Boxhagener Platz Every Sunday
From 9am, Boxhagener Platz fills with locals picking through tables of East German workwear, 1990s club kid leather, and military surplus. The mood is unpretentious — dealers quote prices in euros, no haggling theater. Look for NVA parkas (Stasi-issue olive wool, still plentiful at €20–40) and GDR-era denim from Fortschritt: stiff, selvedge, cut boxy.
RAW-Flohmarkt Under the U-Bahn
Saturdays at the RAW Gelände, a former railway repair yard, attracts a younger crowd seeking 2000s techno-wear and sample sales from local designers. The concrete arches shelter stalls selling PVC minis, chunky Buffalo boots, and nylon rave vests. Check the bin of unbranded leather jackets — often 1980s West Berlin manufacture, heavy cowhide, brass zippers.
East Berlin Specifics
Friedrichshain’s flea market stock differs from Kreuzberg: less art deco, more utilitarian. You find GDR glassware (SuHL amber tumblers, €2 each), Moka-Espressos from the 1970s, and printed cotton dresses from VEB Moda. Sellers are older Berliners clearing attics — ask in German and they’ll tell you the garment’s original owner.
The Vibe
No curated displays.
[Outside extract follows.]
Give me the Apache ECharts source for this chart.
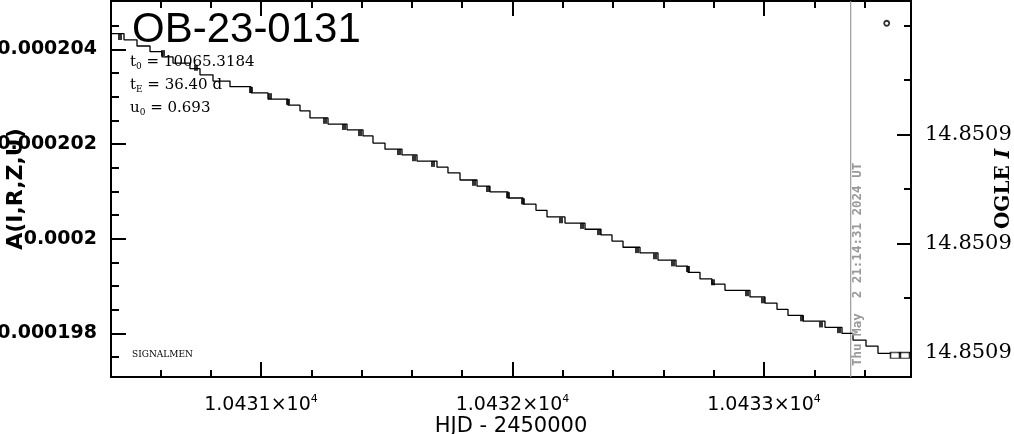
<!DOCTYPE html>
<html><head><meta charset="utf-8">
<script src="https://cdn.jsdelivr.net/npm/echarts@6/dist/echarts.min.js"></script>
<style>html,body{margin:0;padding:0;background:#fff}#c{width:1014px;height:434px}</style>
</head><body><div id="c"></div>
<script>
// ---- data ----
const stepHJD = [
 10430.4036, 10430.4553, 10430.5070, 10430.5587, 10430.6064, 10430.6501, 10430.7177, 10430.7575, 10430.8092, 10430.8768, 10430.9603, 10431.0278, 10431.1074, 10431.1551,
 10431.1948, 10431.2664, 10431.3420, 10431.4056, 10431.4453, 10431.4931, 10431.5606, 10431.6203, 10431.6998, 10431.7435, 10431.7913, 10431.8589, 10431.9105,
 10431.9821, 10432.0418, 10432.0934, 10432.1372, 10432.2087, 10432.2883, 10432.3519, 10432.3956, 10432.4394, 10432.5070, 10432.5785, 10432.6501, 10432.6978,
 10432.7455, 10432.7932, 10432.8449, 10432.9443, 10433.0040, 10433.0517, 10433.0954, 10433.1551, 10433.2425, 10433.3101, 10433.3539, 10433.4056, 10433.4533
];
const stepAmp = [
 0.00020433, 0.00020420, 0.00020407, 0.00020395, 0.00020384, 0.00020371, 0.00020359, 0.00020346, 0.00020333, 0.00020321, 0.00020308, 0.00020295, 0.00020282, 0.00020270,
 0.00020255, 0.00020242, 0.00020230, 0.00020217, 0.00020202, 0.00020189, 0.00020177, 0.00020164, 0.00020151, 0.00020139, 0.00020124, 0.00020111, 0.00020099,
 0.00020086, 0.00020073, 0.00020060, 0.00020046, 0.00020033, 0.00020020, 0.00020008, 0.00019995, 0.00019982, 0.00019970, 0.00019955, 0.00019942, 0.00019929,
 0.00019915, 0.00019904, 0.00019891, 0.00019877, 0.00019864, 0.00019851, 0.00019838, 0.00019826, 0.00019813, 0.00019800, 0.00019786, 0.00019773, 0.00019758
];
const stepEndHJD = 10433.5845;

const markHJD = [
 10430.4394, 10430.6104, 10430.7416, 10430.9603, 10431.0358, 10431.1074, 10431.2545, 10431.3300, 10431.3936, 10431.5487,
 10431.6084, 10431.6839, 10431.8469, 10431.9026, 10431.9821, 10432.0418, 10432.1928, 10432.2763, 10432.3439, 10432.4950,
 10432.5666, 10432.6382, 10432.6978, 10432.7972, 10432.9324, 10432.9960, 10433.1511, 10433.2266, 10433.2982
];
const markAmp = [
 0.00020426, 0.00020392, 0.00020361, 0.00020314, 0.00020301, 0.00020289, 0.00020249, 0.00020236, 0.00020223, 0.00020183,
 0.00020170, 0.00020158, 0.00020118, 0.00020105, 0.00020092, 0.00020079, 0.00020039, 0.00020027, 0.00020014, 0.00019976,
 0.00019963, 0.00019948, 0.00019936, 0.00019908, 0.00019885, 0.00019870, 0.00019832, 0.00019819, 0.00019807
];
const boxHJD = [10433.5209, 10433.5606];
const boxAmp = [0.00019754, 0.00019754];
const ringHJD = [10433.4879];
const ringAmp = [0.00020455];
const nowHJD = 10433.3447;

const xRange = [10430.4036, 10433.5845];
const ampRange = [0.00019708, 0.00020502];
const magRange = [14.850835468, 14.850904459];

const xMajorTicks = [10431, 10432, 10433];
const xMinorTicks = [10430.6, 10430.8, 10431.2, 10431.4, 10431.6, 10431.8, 10432.2, 10432.4, 10432.6, 10432.8, 10433.2, 10433.4];
const ampMajorTicks = [0.000198, 0.0002, 0.000202, 0.000204];
const ampMinorTicks = [0.0001975, 0.0001985, 0.000199, 0.0001995, 0.0002005, 0.000201, 0.0002015, 0.0002025, 0.000203, 0.0002035, 0.0002045];
const magMajorTicks = [14.85086, 14.85088, 14.8509];
const magMinorTicks = [14.85084, 14.85085, 14.85087, 14.85089];

const titleText = 'OB-23-0131';
const paramT0 = '10065.3184';
const paramTE = '36.40 d';
const paramU0 = '0.693';
const nowText = 'Thu May  2 21:14:31 2024 UT';
const signature = 'SIGNALMEN';

// ---- chart ----
const chart = echarts.init(document.getElementById('c'), null, {renderer: 'canvas'});
const black = '#000';
const lineW = 2;

function xAxisDef(pos, ticks, len, withLabels) {
  const a = {
    type: 'value', position: pos, min: xRange[0], max: xRange[1],
    axisLine: {show: true, onZero: false, lineStyle: {color: black, width: lineW}},
    axisTick: {show: true, inside: true, length: len, customValues: ticks, lineStyle: {color: black, width: lineW}},
    axisLabel: {show: false},
    splitLine: {show: false}
  };
  if (withLabels) {
    a.axisLabel = {
      show: true, customValues: ticks, margin: 17, color: black,
      fontFamily: 'DejaVu Sans', fontSize: 19, lineHeight: 22,
      formatter: v => (v / 1e4).toFixed(4) + '×10{sup|4}',
      rich: {sup: {fontFamily: 'DejaVu Sans', fontSize: 11, color: black, verticalAlign: 'top', lineHeight: 22}}
    };
    a.name = 'HJD - 2450000';
    a.nameLocation = 'middle';
    a.nameGap = 39;
    a.nameMoveOverlap = false;
    a.nameTextStyle = {fontFamily: 'DejaVu Sans', fontSize: 21, color: black};
  }
  return a;
}

function ampAxisDef(ticks, len, withLabels) {
  const a = {
    type: 'value', position: 'left', min: ampRange[0], max: ampRange[1],
    axisLine: {show: true, onZero: false, lineStyle: {color: black, width: lineW}},
    axisTick: {show: true, inside: true, length: len, customValues: ticks, lineStyle: {color: black, width: lineW}},
    axisLabel: {show: false},
    splitLine: {show: false}
  };
  if (withLabels) {
    a.axisLabel = {
      show: true, customValues: ticks, margin: 14, color: black,
      fontFamily: 'DejaVu Sans', fontWeight: 'bold', fontSize: 19,
      formatter: v => String(parseFloat(v.toFixed(7)))
    };
    a.name = 'A(I,R,Z,U)';
    a.nameLocation = 'middle';
    a.nameGap = 84;
    a.nameMoveOverlap = false;
    a.nameTextStyle = {fontFamily: 'DejaVu Sans', fontWeight: 'bold', fontSize: 22, color: black};
  }
  return a;
}

function magAxisDef(ticks, len, withLabels) {
  const a = {
    type: 'value', position: 'right', min: magRange[0], max: magRange[1], inverse: true,
    axisLine: {show: true, onZero: false, lineStyle: {color: black, width: lineW}},
    axisTick: {show: true, inside: true, length: len, customValues: ticks, lineStyle: {color: black, width: lineW}},
    axisLabel: {show: false},
    splitLine: {show: false}
  };
  if (withLabels) {
    a.axisLabel = {
      show: true, customValues: ticks, margin: 14, color: black,
      fontFamily: 'DejaVu Serif', fontSize: 21,
      formatter: v => v.toFixed(4)
    };
    a.name = '{a|OGLE }{b|I}';
    a.nameLocation = 'middle';
    a.nameGap = 83;
    a.nameMoveOverlap = false;
    a.nameTextStyle = {
      rich: {
        a: {fontFamily: 'DejaVu Serif', fontSize: 20, fontWeight: 'bold', color: black},
        b: {fontFamily: 'DejaVu Serif', fontSize: 20, fontWeight: 'bold', color: black, fontStyle: 'italic'}
      }
    };
  }
  return a;
}

const stepData = stepHJD.map((x, i) => [x, stepAmp[i]]);
stepData.push([stepEndHJD, stepAmp[stepAmp.length - 1]]);

const paramRich = {
  m: {fontFamily: 'DejaVu Serif', fontSize: 15, fill: black, lineHeight: 19, verticalAlign: 'middle'},
  s: {fontFamily: 'DejaVu Serif', fontSize: 9, fill: black, lineHeight: 19, verticalAlign: 'bottom'}
};

const option = {
  animation: false,
  backgroundColor: '#fff',
  grid: {left: 111, right: 103, top: 1, bottom: 57, containLabel: false, outerBoundsMode: 'none'},
  xAxis: [
    xAxisDef('bottom', xMajorTicks, 15, true),
    xAxisDef('bottom', xMinorTicks, 7, false),
    xAxisDef('top', xMajorTicks, 15, false),
    xAxisDef('top', xMinorTicks, 7, false)
  ],
  yAxis: [
    ampAxisDef(ampMajorTicks, 15, true),
    ampAxisDef(ampMinorTicks, 8, false),
    magAxisDef(magMajorTicks, 14, true),
    magAxisDef(magMinorTicks, 7, false)
  ],
  series: [
    {
      type: 'line', xAxisIndex: 0, yAxisIndex: 0, silent: true,
      data: [[nowHJD, ampRange[0]], [nowHJD, ampRange[1]]],
      symbol: 'none', lineStyle: {color: '#9a9a9a', width: 1.2}, z: 1
    },
    {
      type: 'line', xAxisIndex: 0, yAxisIndex: 0, step: 'end',
      data: stepData, symbol: 'none',
      lineStyle: {color: black, width: 1.3}, z: 3
    },
    {
      type: 'scatter', xAxisIndex: 0, yAxisIndex: 0,
      data: markHJD.map((x, i) => [x, markAmp[i]]),
      symbol: 'rect', symbolSize: [4, 6],
      itemStyle: {color: black}, z: 4
    },
    {
      type: 'scatter', xAxisIndex: 0, yAxisIndex: 0,
      data: boxHJD.map((x, i) => [x, boxAmp[i]]),
      symbol: 'rect', symbolSize: [9, 6],
      itemStyle: {color: '#fff', borderColor: black, borderWidth: 1.3}, z: 4
    },
    {
      type: 'scatter', xAxisIndex: 0, yAxisIndex: 0,
      data: ringHJD.map((x, i) => [x, ringAmp[i]]),
      symbol: 'circle', symbolSize: 5,
      itemStyle: {color: '#fff', borderColor: black, borderWidth: 1.8}, z: 4
    }
  ],
  graphic: [
    {
      type: 'text', x: 132, y: 9, z: 100,
      style: {text: titleText, fontFamily: 'Liberation Sans', fontSize: 42, fill: black, textAlign: 'left', textVerticalAlign: 'top'}
    },
    {
      type: 'text', x: 130, y: 62, z: 100,
      style: {text: '{m|t}{s|0}{m| = ' + paramT0 + '}', textAlign: 'left', textVerticalAlign: 'middle', rich: paramRich}
    },
    {
      type: 'text', x: 130, y: 85, z: 100,
      style: {text: '{m|t}{s|E}{m| = ' + paramTE + '}', textAlign: 'left', textVerticalAlign: 'middle', rich: paramRich}
    },
    {
      type: 'text', x: 130, y: 108, z: 100,
      style: {text: '{m|u}{s|0}{m| = ' + paramU0 + '}', textAlign: 'left', textVerticalAlign: 'middle', rich: paramRich}
    },
    {
      type: 'text', x: 132, y: 355, z: 100,
      style: {text: signature, fontFamily: 'DejaVu Serif', fontSize: 9, fill: black, textAlign: 'left', textVerticalAlign: 'middle'}
    },
    {
      type: 'text', x: 858, y: 366, rotation: Math.PI / 2, z: 100,
      style: {text: nowText, fontFamily: 'DejaVu Sans Mono', fontWeight: 'bold', fontSize: 12.5, fill: '#999', textAlign: 'left', textVerticalAlign: 'middle'}
    }
  ]
};
chart.setOption(option);
</script>
</body></html>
You dig through bins of wool scarves, sort through boxes of medals, inspect torn linings. Bring cash and a reusable bag. The ritual is constant: coffee from the stand, then circling back for that €5 leather doctor’s bag before someone else claims it.
Insider Tip
Arrive by 10am for best selection. The eastern edge of Boxhagener Platz yields more men’s militaria; near the playground, women’s separates from the 1970s. At RAW, the south end near Revaler Straße has the cheapest prices — vendors clear inventory fast.
Friedrichshain’s flea markets remain a working-class tradition, not a tourist set piece. That’s the point.